Get rid of the ability of a single Senator to gum up the works, and you will defuse the fights by getting rid of the most petty and most egregious actions. the current situation, where the President's party is in the minority in the Senate, may be the optimum time to change the rules to this effect.

Nick
7.31.2007 10:38pm
Brian G (mail) (www):
There is no such thing as a "liberal" judge. Those so-called judges apply the living breathing Constitution as the Founders would have intended it today. They are the gatekeepers of freedom and equality, especially the equality of women, blacks, gays, and transexuals.

The conservative judges, as we all know, are itching to bring back slavery, indentured servitude, end women's voting rights, have homosexuals stoned, and burn atheists at the stake.

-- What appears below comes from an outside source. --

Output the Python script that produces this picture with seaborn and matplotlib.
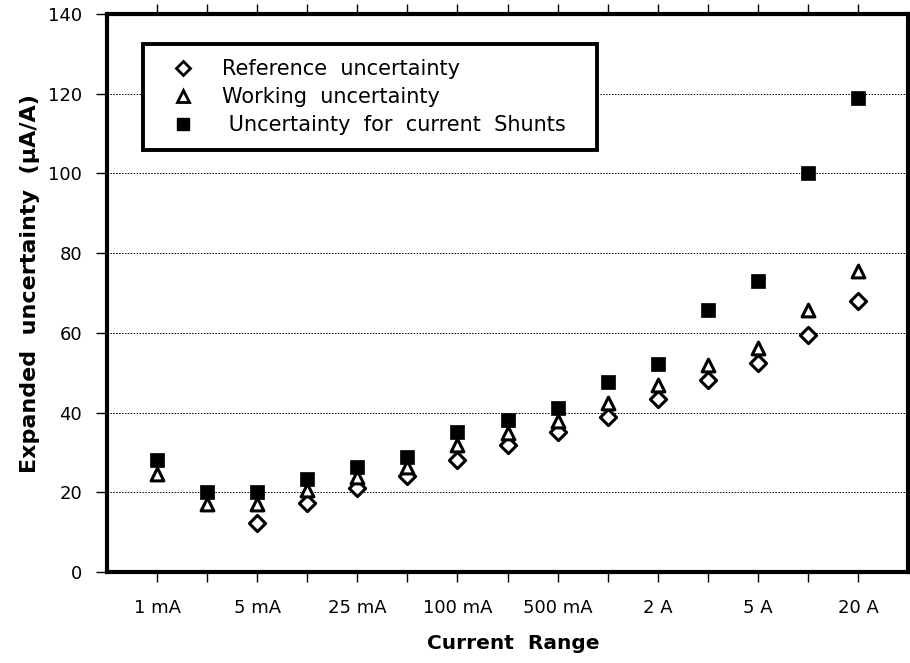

(There, I just saved all of you from reading hundreds of articles in the New York Times' archives)
7.31.2007 11:40pm
Rich Rostrom (mail):
Amiley: "Blue slips" go back long before the post-1994 GOP majority. Senators of both parties are entitled to them under present rules, and many of Bush's nominees have been blue-slipped by Democrats.
8.1.2007 12:22am
Henri Le Compte (mail):
Ha, ha.... This entire topic makes me chuckle. The notion that a President Obama would be constrained by the "rules" that he applied to Republican nominees is, well... pretty laughable. There is not the slightest reason to believe that President Obama/Clinton would be constrained by a nothing more than a compulsion for consistency. Instead, the press, and the President, would simply insist that the new, Democratic nominees were "good" and "fair" and "decent," unlike those "racially insensitive," "extremist," "ideologically driven" nominees that the Republicans were submitting.

Just spend a few moments perusing the thread above if you doubt this.
8.1.2007 2:41am
David M. Nieporent (www):
A filibuster has the advantage of being overt, but the disadvantage of permitting a minority to control the Senate.
One other problem is that the modern version of the filibuster isn't particularly overt. There's no Democratic senator standing up there reading from the phone book. The Senate just holds a cloture vote, and if there are less than 60 votes, the Senate moves on to something else.
8.1.2007 4:35am
Public_Defender (mail):
The Democrats gain nothing by giving ground now. The Republicans will play harball in January no matter who controls the White House and who controls Congress, and no matter what "agreements" are made now.

On a positive note, it's good to see a Southern judge squirm because of an anti-gay opinion. This just shows how far gay rights have come. Only 20 years ago, sympathy toward gay rights (or worse, wispers that the nominee was gay) would have torpedoed a nominee.